MATERIAL PROVIDED

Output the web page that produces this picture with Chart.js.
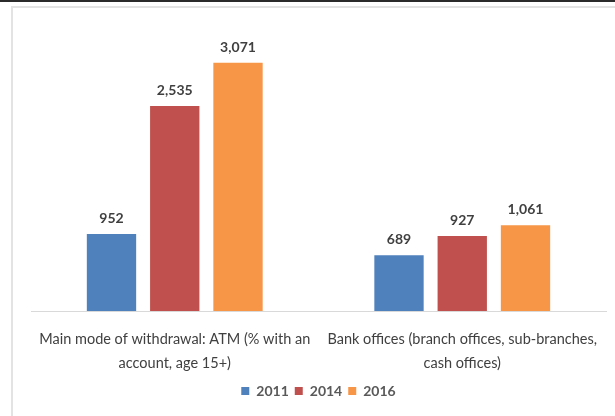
<!DOCTYPE html>
<html>
<head>
<meta charset="utf-8">
<script src="https://cdn.jsdelivr.net/npm/chart.js@4.4.1/dist/chart.umd.min.js"></script>
<style>
  body { margin: 0; background: #fff; }
  #topline { position: absolute; left: 0; top: 0; width: 615px; height: 2px; background: #2b2b2b; }
  #frame { position: absolute; left: 11px; top: 6px; width: 700px; height: 500px; border: 2px solid #e3e3e3; }
  #wrap { position: absolute; left: 0; top: 0; width: 615px; height: 416px; }
</style>
</head>
<body>
<div id="topline"></div>
<div id="frame"></div>
<div id="wrap"><canvas id="withdrawalChart"></canvas></div>
<script>
const categories = [
  ['Main mode of withdrawal: ATM (% with an', 'account, age 15+)'],
  ['Bank offices (branch offices, sub-branches,', 'cash offices)']
];
const years = ['2011', '2014', '2016'];
const values2011 = [952, 689];
const values2014 = [2535, 927];
const values2016 = [3071, 1061];

const seriesColors = ['#4F81BD', '#C0504D', '#F79646'];
const fontFamily = 'Lato, "Open Sans", sans-serif';

// value labels above each bar
const barLabels = {
  id: 'barLabels',
  afterDatasetsDraw(chart) {
    const ctx = chart.ctx;
    ctx.save();
    ctx.font = 'bold 14px ' + fontFamily;
    ctx.fillStyle = '#404040';
    ctx.textAlign = 'center';
    ctx.textBaseline = 'alphabetic';
    chart.data.datasets.forEach(function(ds, i) {
      chart.getDatasetMeta(i).data.forEach(function(bar, j) {
        ctx.fillText(ds.data[j].toLocaleString('en-US'), bar.x, bar.y - 11);
      });
    });
    ctx.restore();
  }
};

document.addEventListener('DOMContentLoaded', function() {
  const ctx = document.getElementById('withdrawalChart');

  new Chart(ctx.getContext('2d'), {
    type: 'bar',
    data: {
      labels: categories,
      datasets: [values2011, values2014, values2016].map(function(vals, i) {
        return {
          label: years[i],
          data: vals,
          backgroundColor: seriesColors[i],
          borderWidth: 0,
          categoryPercentage: 0.66,
          barPercentage: 0.78
        };
      })
    },
    options: {
      responsive: true,
      maintainAspectRatio: false,
      animation: false,
      layout: {
        padding: { left: 31, right: 9, top: 28, bottom: 8 }
      },
      plugins: {
        legend: {
          position: 'bottom',
          labels: {
            boxWidth: 8,
            boxHeight: 8,
            padding: 6,
            color: '#595959',
            font: { family: fontFamily, size: 14, weight: 'bold' }
          }
        },
        tooltip: { enabled: false }
      },
      scales: {
        x: {
          grid: { display: false },
          border: { display: true, color: '#d9d9d9', width: 1 },
          afterFit: function(scale) { scale.height = 67; },
          ticks: {
            color: '#404040',
            maxRotation: 0,
            autoSkip: false,
            padding: 8,
            font: { family: fontFamily, size: 14.5, lineHeight: 1.65 }
          }
        },
        y: {
          display: false,
          min: 0,
          max: 3500
        }
      }
    },
    plugins: [barLabels]
  });
});
</script>
</body>
</html>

INSTRUCTIONS TO FOLLOW
Return the material line for line, from its beginning to the line that contains "const values2016 = [3071, 1061];", with the pictures left out.

REPLY
Output the web page that produces this picture with Chart.js.
<!DOCTYPE html>
<html>
<head>
<meta charset="utf-8">
<script src="https://cdn.jsdelivr.net/npm/chart.js@4.4.1/dist/chart.umd.min.js"></script>
<style>
  body { margin: 0; background: #fff; }
  #topline { position: absolute; left: 0; top: 0; width: 615px; height: 2px; background: #2b2b2b; }
  #frame { position: absolute; left: 11px; top: 6px; width: 700px; height: 500px; border: 2px solid #e3e3e3; }
  #wrap { position: absolute; left: 0; top: 0; width: 615px; height: 416px; }
</style>
</head>
<body>
<div id="topline"></div>
<div id="frame"></div>
<div id="wrap"><canvas id="withdrawalChart"></canvas></div>
<script>
const categories = [
  ['Main mode of withdrawal: ATM (% with an', 'account, age 15+)'],
  ['Bank offices (branch offices, sub-branches,', 'cash offices)']
];
const years = ['2011', '2014', '2016'];
const values2011 = [952, 689];
const values2014 = [2535, 927];
const values2016 = [3071, 1061];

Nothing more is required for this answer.